TO BE DONE:
Write out exactly, please, every line from the beginning of the entries to the line holding "const ref = useRef<SVGSVGElement>(null);", and no pictures.

★ ★ ★ ★ ★

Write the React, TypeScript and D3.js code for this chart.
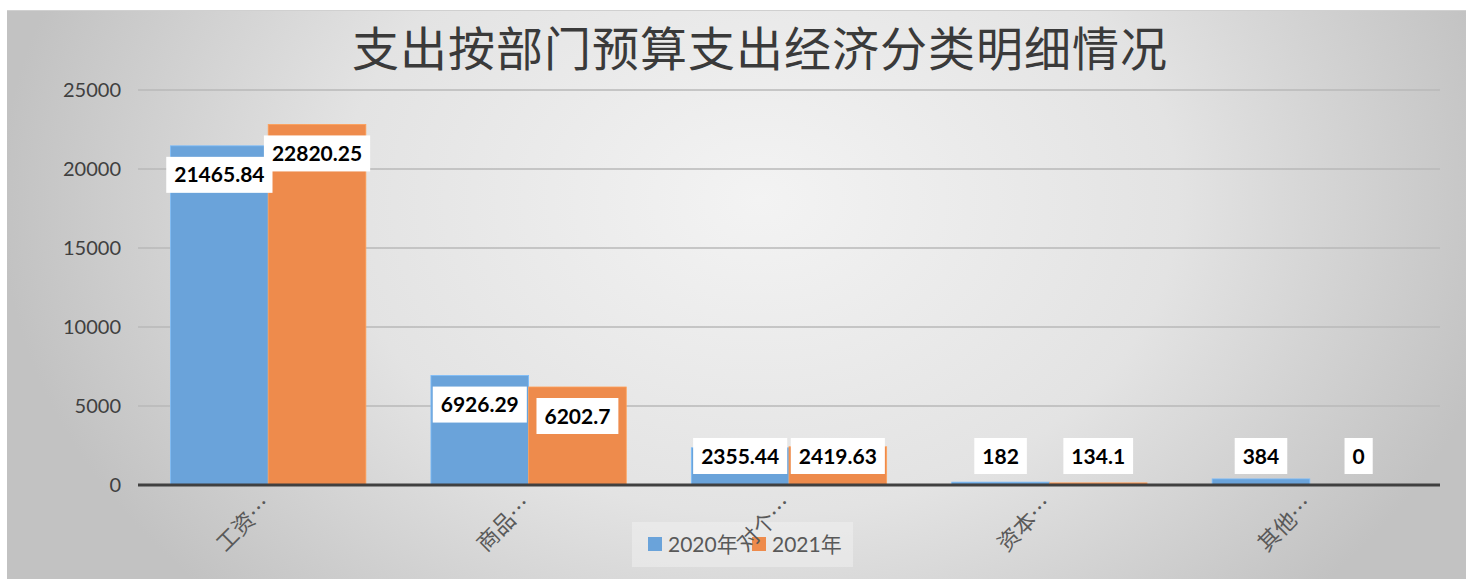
import React, { useEffect, useRef } from "react";
import * as d3 from "d3";

const categories = ["工资…", "商品…", "对个…", "资本…", "其他…"];
const seriesNames = ["2020年", "2021年"];
const values2020 = [21465.84, 6926.29, 2355.44, 182, 384];
const values2021 = [22820.25, 6202.7, 2419.63, 134.1, 0];
const yTicks = [0, 5000, 10000, 15000, 20000, 25000];
const colors = ["#6aa3da", "#ee8b4c"];
const title = "支出按部门预算支出经济分类明细情况";

const W = 1466;
const H = 579;

export default function App() {
  const ref = useRef<SVGSVGElement>(null);

  useEffect(() => {
    const svg = d3.select(ref.current);
    svg.selectAll("*").remove();

    const defs = svg.append("defs");
    const rg = defs
      .append("radialGradient")
      .attr("id", "bg")
      .attr("gradientUnits", "userSpaceOnUse")
      .attr("cx", 760)
      .attr("cy", 200)
      .attr("r", 760)
      .attr("gradientTransform", "translate(760,200) scale(1,0.75) translate(-760,-200)");
    rg.append("stop").attr("offset", "0%").attr("stop-color", "#f3f3f3");
    rg.append("stop").attr("offset", "55%").attr("stop-color", "#e3e3e3");
    rg.append("stop").attr("offset", "100%").attr("stop-color", "#c2c2c2");

    svg.append("rect").attr("x", 0).attr("y", 0).attr("width", W).attr("height", H).attr("fill", "#ffffff");
    svg
      .append("rect")
      .attr("x", 7)
      .attr("y", 10)
      .attr("width", W - 7)
      .attr("height", H - 10)
      .attr("fill", "url(#bg)");
    svg.append("line").attr("x1", 7).attr("x2", W).attr("y1", 10.5).attr("y2", 10.5).attr("stroke", "#d0d0d0").attr("stroke-width", 1);

    const left = 138;
    const right = 1440;
    const x0 = d3.scaleBand<string>().domain(categories).range([left, right]).paddingInner(0.25).paddingOuter(0.125);
    const x1 = d3.scaleBand<string>().domain(seriesNames).range([0, x0.bandwidth()]);
    const y = d3.scaleLinear().domain([0, 25000]).range([485, 90]);

    // title
    svg
      .append("text")
      .attr("x", 760)
      .attr("y", 66)
      .attr("text-anchor", "middle")
      .attr("font-family", "'Noto Sans CJK SC'")
      .attr("font-size", 47)
      .attr("fill", "#3a3a3a")
      .attr("letter-spacing", 1)
      .text(title);

    // gridlines
    const g = svg.append("g");
    yTicks.forEach((t) => {
      if (t === 0) return;
      g.append("line")
        .attr("x1", left)
        .attr("x2", right)
        .attr("y1", y(t))
        .attr("y2", y(t))
        .attr("stroke", "#b8b8b8")
        .attr("stroke-width", 1.3);
    });
    // y tick labels
    yTicks.forEach((t) => {
      g.append("text")
        .attr("x", 121)
        .attr("y", y(t))
        .attr("dy", "0.35em")
        .attr("text-anchor", "end")
        .attr("font-family", "Lato, 'Open Sans', sans-serif")
        .attr("font-size", 20)
        .attr("fill", "#404040")
        .text(String(t));
    });

    const series = [values2020, values2021];
    // bars
    series.forEach((vals, si) => {
      vals.forEach((v, ci) => {
        const bx = (x0(categories[ci]) as number) + (x1(seriesNames[si]) as number);
        svg
          .append("rect")
          .attr("x", bx)
          .attr("y", y(v))
          .attr("width", x1.bandwidth())
          .attr("height", y(0) - y(v))
          .attr("fill", colors[si])
          .attr("stroke", d3.color(colors[si])!.brighter(0.4).toString())
          .attr("stroke-width", 0.8);
      });
    });

    // axis line
    svg
      .append("line")
      .attr("x1", left)
      .attr("x2", right)
      .attr("y1", y(0))
      .attr("y2", y(0))
      .attr("stroke", "#404040")
      .attr("stroke-width", 3);

    // data labels
    const boxH = 36;
    series.forEach((vals, si) => {
      vals.forEach((v, ci) => {
        const cx = (x0(categories[ci]) as number) + (x1(seriesNames[si]) as number) + x1.bandwidth() / 2;
        const cy = Math.min(y(v) + 11 + boxH / 2, y(0) - 11 - boxH / 2);
        const lg = svg.append("g");
        const rect = lg.append("rect").attr("fill", "#ffffff");
        const txt = lg
          .append("text")
          .attr("x", cx)
          .attr("y", cy)
          .attr("dy", "0.36em")
          .attr("text-anchor", "middle")
          .attr("font-family", "Lato, 'Open Sans', sans-serif")
          .attr("font-weight", 700)
          .attr("font-size", 21)
          .attr("fill", "#000000")
          .text(String(v));
        const w = (txt.node() as SVGTextElement).getComputedTextLength() + 16;
        rect
          .attr("x", cx - w / 2)
          .attr("y", cy - boxH / 2)
          .attr("width", w)
          .attr("height", boxH);
      });
    });

    // legend
    const leg = svg.append("g");
    leg
      .append("rect")
      .attr("x", 632)
      .attr("y", 522)
      .attr("width", 221)
      .attr("height", 45)
      .attr("fill", "#f4f4f4")
      .attr("opacity", 0.45);
    const legItems = [
      { sx: 648, tx: 668 },
      { sx: 752, tx: 772 },
    ];
    seriesNames.forEach((name, i) => {
      leg
        .append("rect")
        .attr("x", legItems[i].sx)
        .attr("y", 537)
        .attr("width", 14)
        .attr("height", 14)
        .attr("fill", colors[i]);
      leg
        .append("text")
        .attr("x", legItems[i].tx)
        .attr("y", 552)
        .attr("font-family", "Lato, 'Noto Sans CJK SC', sans-serif")
        .attr("font-size", 21)
        .attr("fill", "#595959")
        .text(name);
    });

    // x labels
    categories.forEach((c) => {
      const cx = (x0(c) as number) + x0.bandwidth() / 2 + 4;
      const cy = 506;
      svg
        .append("text")
        .attr("transform", `translate(${cx},${cy}) rotate(-45)`)
        .attr("text-anchor", "end")
        .attr("font-family", "'Noto Sans CJK SC', sans-serif")
        .attr("font-size", 22)
        .attr("fill", "#595959")
        .text(c);
    });
  }, []);

  return (
    <svg
      ref={ref}
      width={W}
      height={H}
      style={{ position: "absolute", left: 0, top: 0, display: "block" }}
    />
  );
}
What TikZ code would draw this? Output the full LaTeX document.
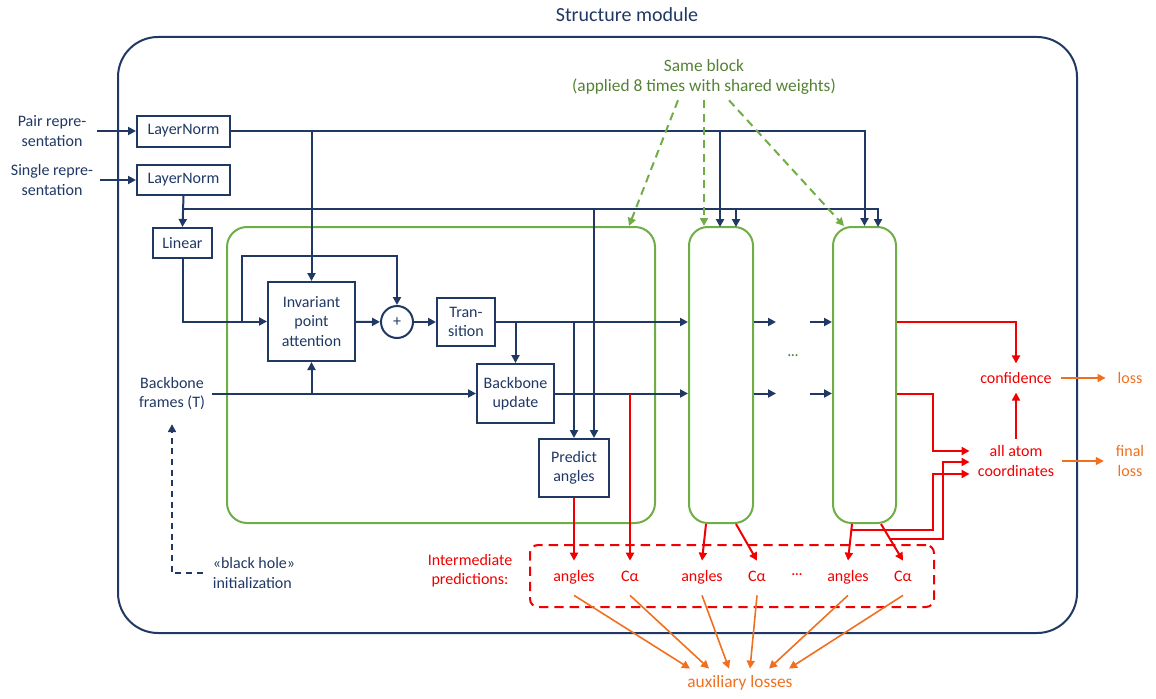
\documentclass[tikz,border=0pt]{standalone}
\usepackage{fontspec}
\setmainfont{Carlito}
\usetikzlibrary{arrows.meta,calc}

\definecolor{navy}{RGB}{31,56,100}
\definecolor{leaf}{RGB}{112,173,71}
\definecolor{leafdark}{RGB}{84,130,53}
\definecolor{alert}{RGB}{240,0,0}
\definecolor{amber}{RGB}{240,112,32}

\tikzset{
  box/.style={draw=navy,text=navy,align=center,inner sep=0pt},
  blk/.style={draw=leaf,rounded corners=14pt,minimum width=48pt,minimum height=222pt,inner sep=0pt},
  txt/.style={text=navy,align=center,inner sep=0pt},
  wire/.style={draw=navy,->},
  redline/.style={draw=alert,->},
  amberline/.style={draw=amber,->,line width=1.2pt},
  pred/.style={text=alert,text height=8.5pt,text depth=3pt,inner xsep=1pt,inner ysep=6.5pt},
}

\begin{document}
\begin{tikzpicture}[x=0.75pt,y=-0.75pt,line width=1.5pt,
    font=\fontsize{12}{14.5}\selectfont,
    >={Triangle[length=6pt,width=6pt]}]
  \useasboundingbox (0,0) rectangle (1156,699);

  % frame and title
  \node[font=\fontsize{15}{18}\selectfont,text=navy] (title) at (627,15) {Structure module};
  \node[draw=navy,rounded corners=30pt,minimum width=719.25pt,minimum height=447pt,inner sep=0pt] (frame) at (597.5,335) {};

  % inputs
  \node[txt,inner xsep=7pt] (pair) at (52,131) {Pair repre-\\sentation};
  \node[txt,inner xsep=4.5pt] (single) at (52,180) {Single repre-\\sentation};
  \node[box,minimum width=69.75pt,minimum height=23.25pt] (ln1) at (183.5,131) {LayerNorm};
  \node[box,minimum width=69.75pt,minimum height=22.5pt] (ln2) at (183.5,180) {LayerNorm};
  \node[box,minimum width=44.25pt,minimum height=22.5pt] (lin) at (182.5,243) {Linear};
  \node[txt,inner xsep=4.5pt,inner ysep=10pt] (frames) at (172,393.5) {Backbone\\frames (T)};
  \node[txt,align=left,inner xsep=7pt] (bh) at (254,573) {«black hole»\\initialization};

  % the three blocks
  \node[blk,minimum width=321pt,rounded corners=15pt] (blk1) at (441,375) {};
  \node[blk] (blk2) at (721,375) {};
  \node[blk,minimum width=47.25pt] (blk3) at (864.5,375) {};
  \node[text=leafdark,align=center,font=\fontsize{13}{15.5}\selectfont] (same) at (704,77) {Same block\\(applied 8 times with shared weights)};
  \node[text=leafdark,font=\bfseries] (dots) at (793,356) {...};

  % inside block 1
  \node[box,minimum width=65.25pt,minimum height=59.25pt] (ipa) at (311.5,321.5) {Invariant\\point\\attention};
  \node[draw=navy,circle,minimum size=24pt,inner sep=0pt,text=navy] (plus) at (397,322) {+};
  \node[box,minimum width=43.5pt,minimum height=36pt] (trans) at (466,322) {Tran-\\sition};
  \node[box,minimum width=57.75pt,minimum height=44.25pt] (bbu) at (515.5,393.5) {Backbone\\update};
  \node[box,minimum width=52.5pt,minimum height=43.5pt] (pang) at (574,468) {Predict\\angles};

  % outputs
  \node[text=alert,inner xsep=6pt,inner ysep=6pt] (conf) at (1016,378) {confidence};
  \node[text=alert,align=center,inner xsep=5.5pt,inner ysep=4.5pt] (allat) at (1016,461) {all atom\\coordinates};
  \node[text=amber] (loss) at (1130,378) {loss};
  \node[text=amber,align=center] (floss) at (1130,461) {final\\loss};

  \node[draw=alert,dash pattern=on 7pt off 4.5pt,rounded corners=6pt,minimum width=303pt,minimum height=46.5pt,inner sep=0pt] (predbox) at (732,576) {};
  \node[text=alert,align=center] (inter) at (470,571) {Intermediate\\predictions:};
  \node[pred] (ang1) at (574,578) {angles};
  \node[pred] (ca1) at (630,578) {Cα};
  \node[pred] (ang2) at (702,578) {angles};
  \node[pred] (ca2) at (757,578) {Cα};
  \node[text=alert,font=\bfseries] (pdots) at (797,575) {...};
  \node[pred] (ang3) at (848,578) {angles};
  \node[pred] (ca3) at (903,578) {Cα};
  \node[text=amber,inner ysep=4.5pt,font=\fontsize{13}{15.5}\selectfont] (aux) at (740,683) {auxiliary losses};

  % inlets and bus points
  \coordinate (in2a) at (720,227);
  \coordinate (in2b) at (736,227);
  \coordinate (in3b) at (878,227);
  \coordinate (sbus) at (183.5,209);
  \coordinate (skip) at (242,256);
  \coordinate (pin) at ($(pang.north)+(20,0)$);
  \coordinate (gapL) at (776,0);
  \coordinate (gapR) at (810,0);
  \coordinate (xa) at (933,0);
  \coordinate (xb) at (943,0);
  \coordinate (inA) at ($(allat.west)+(0,-10)$);
  \coordinate (inB) at ($(allat.west)+(0,1)$);
  \coordinate (inC) at ($(allat.west)+(0,13)$);

  % pair and single representation
  \draw[wire] (pair.east) -- (ln1.west);
  \draw[wire] (single.east) -- (ln2.west);
  \draw[wire] (ln1.east) -| (blk3.north);
  \draw[wire] (ipa.north |- ln1.east) -- (ipa.north);
  \draw[wire] (in2a |- ln1.east) -- (in2a);
  \draw[wire] (ln2.south) -- (lin.north);
  \draw[wire] (sbus) -| (in3b);
  \draw[wire] (in2b |- sbus) -- (in2b);
  \draw[wire] (pin |- sbus) -- (pin);

  % block 1
  \draw[wire] (lin.south) |- (ipa.west);
  \draw[wire] (skip |- ipa.west) |- (plus.north |- skip) -- (plus.north);
  \draw[wire] (ipa) -- (plus);
  \draw[wire] (plus) -- (trans);
  \draw[wire] (trans.east) -- (trans.east -| blk2.west);
  \draw[wire] (bbu.north |- trans.east) -- (bbu.north);
  \draw[wire] (pang.north |- trans.east) -- (pang.north);
  \draw[wire] (frames.east) -- (bbu.west);
  \draw[wire] (ipa.south |- bbu.west) -- (ipa.south);
  \draw[wire] (bbu.east) -- (bbu.east -| blk2.west);
  \draw[navy,->,dash pattern=on 4.5pt off 3.5pt] (bh.west) -| (frames.south);

  % between blocks
  \foreach \r in {trans,bbu}{
    \draw[wire] (blk2.east |- \r.east) -- (gapL |- \r.east);
    \draw[wire] (gapR |- \r.east) -- (blk3.west |- \r.east);
  }

  % same block
  \draw[leaf,->,dash pattern=on 6pt off 4pt] ($(same.south)+(-26,0)$) -- ($(blk1.north east)+(-27,0)$);
  \draw[leaf,->,dash pattern=on 6pt off 4pt] (same.south) -- (same.south |- blk2.north);
  \draw[leaf,->,dash pattern=on 6pt off 4pt] ($(same.south)+(25,0)$) -- ($(blk3.north west)+(12,0)$);

  % intermediate predictions
  \draw[redline] (pang.south) -- (ang1.north);
  \draw[redline] (ca1.north |- bbu.east) -- (ca1.north);
  \draw[redline] ($(blk2.south west)+(18,0)$) -- (ang2.north);
  \draw[redline] ($(blk2.south east)+(-18,0)$) -- (ca2.north);
  \draw[redline] ($(blk3.south west)+(20,0)$) coordinate (b3l) -- (ang3.north);
  \draw[redline] ($(blk3.south east)+(-16,0)$) coordinate (b3r) -- (ca3.north);

  % final outputs
  \draw[redline] (blk3.east |- trans.east) -| (conf.north);
  \draw[redline] (blk3.east |- bbu.east) -| (xa |- inA) -- (inA);
  \draw[redline] ($(b3l)+(0,6)$) -| (xa |- inC) -- (inC);
  \draw[redline] ($(b3r)!0.4!(ca3.north)$) -| (xb |- inB) -- (inB);
  \draw[redline] (allat.north) -- (conf.south);
  \draw[amberline,shorten >=5pt] (conf.east) -- (loss.west);
  \draw[amberline,shorten >=5pt] (allat.east) -- (floss.west);

  % auxiliary losses
  \foreach \s/\dx in {ang1/-50,ca1/-31,ang2/-11,ca2/10,ang3/29,ca3/49}
    \draw[amberline] (\s.south) -- ($(aux.north)+(\dx,0)$);
\end{tikzpicture}
\end{document}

★ ★ ★ ★ ★

FULL ANSWER:
Write the React, TypeScript and D3.js code for this chart.
import React, { useEffect, useRef } from "react";
import * as d3 from "d3";

const categories = ["工资…", "商品…", "对个…", "资本…", "其他…"];
const seriesNames = ["2020年", "2021年"];
const values2020 = [21465.84, 6926.29, 2355.44, 182, 384];
const values2021 = [22820.25, 6202.7, 2419.63, 134.1, 0];
const yTicks = [0, 5000, 10000, 15000, 20000, 25000];
const colors = ["#6aa3da", "#ee8b4c"];
const title = "支出按部门预算支出经济分类明细情况";

const W = 1466;
const H = 579;

export default function App() {
  const ref = useRef<SVGSVGElement>(null);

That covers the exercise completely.